LIVERPOOL – Le statut de ville européenne de la culture a attiré 3,5 millions de visiteurs supplémentaires à Liverpool en 2008, selon la chambre de commerce de la ville.
LONDRES – La campagne de levée de fonds pour conserver le tableau de Titien, Diane et Actéon en Grande-Bretagne a eu une issue positive : les 50 millions de livres sterling réunies seront versées au duc de Sutherland. La National Gallery de Londres et les National Galleries of Scotland se partageront la propriété du tableau.
NÎMES - Le président Nicolas Sarkozy a annoncé le 13 janvier la création d'un grand musée de l'Histoire de France, sur un site à déterminer.
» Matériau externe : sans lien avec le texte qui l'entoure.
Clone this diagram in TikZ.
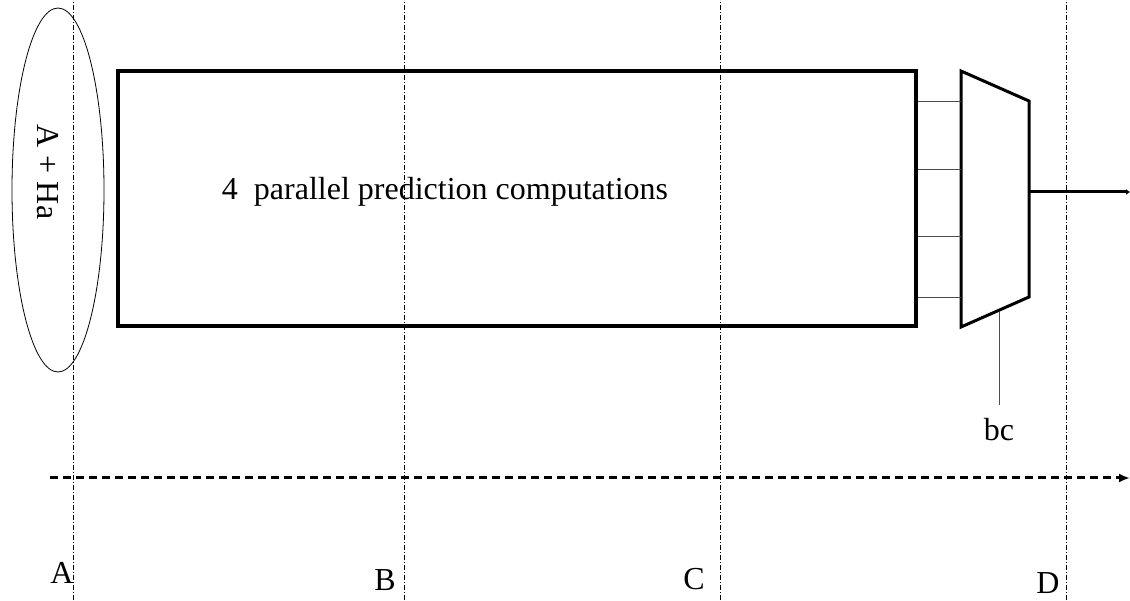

LOS ANGELES – Les chercheurs du Getty Conservation Institute annoncent avoir mis au point une nouvelle méthode de datation des photographies anciennes en se basant sur la concentration de radium et de strontium.
PALM BEACH – La foire d’art contemporain palmbeach3 se tient du 15 au 18 janvier 2009.
PARIS – Le musée du Louvre a battu son record de fréquentation en 2008, avec 8,5 millions de visiteurs, contre 8,3 millions l’an dernier. Les moins de 26 ans rerpésentent 40 % du total.
PARIS – « Dans la nuit, les images », l’exposition qui a clos le volet culturel de la présidence française de l’Union européenne, a attiré 145 000 visiteurs en 14 nuits au Grand Palais.
PARIS – La collection Soumille, comptant 35 000 photographies d’avions de 1900 à nos jours, est mise en vente par l’étude Boisgirard le 22 janvier 2009.
SUR ARTAUJOURHUI.INFO
Cette semaine, ne manquez pas
CHEFS-D'ŒUVRE DU GOTHIQUE EN NORMANDIE
TOULOUSE - L'une des périodes les plus florissantes de l'art normand, les trois siècles qui ont vu s'épanouir l'art gothique (du XIIIe au XVIe), sont présentés à l'Ensemble des Jacobins de Toulouse, et sont mis en perspective avec l'art languedocien de la même époque.
UN TEMPÉRAMENT DE FEU - CHEFS-D’ŒUVRE DE LA FAÏENCE DE MOULINS
MOULINS - Le musée Anne de Beaujeu célèbre, en 200 pièces choisies dans une trentaine de collections différentes, la beauté de la faïence de Moulins. Assiettes, pichets et bassins de fontaines montrent la remarquable variété de cette production peu connue, qui a atteint son apogée au milieu du XVIIIe siècle.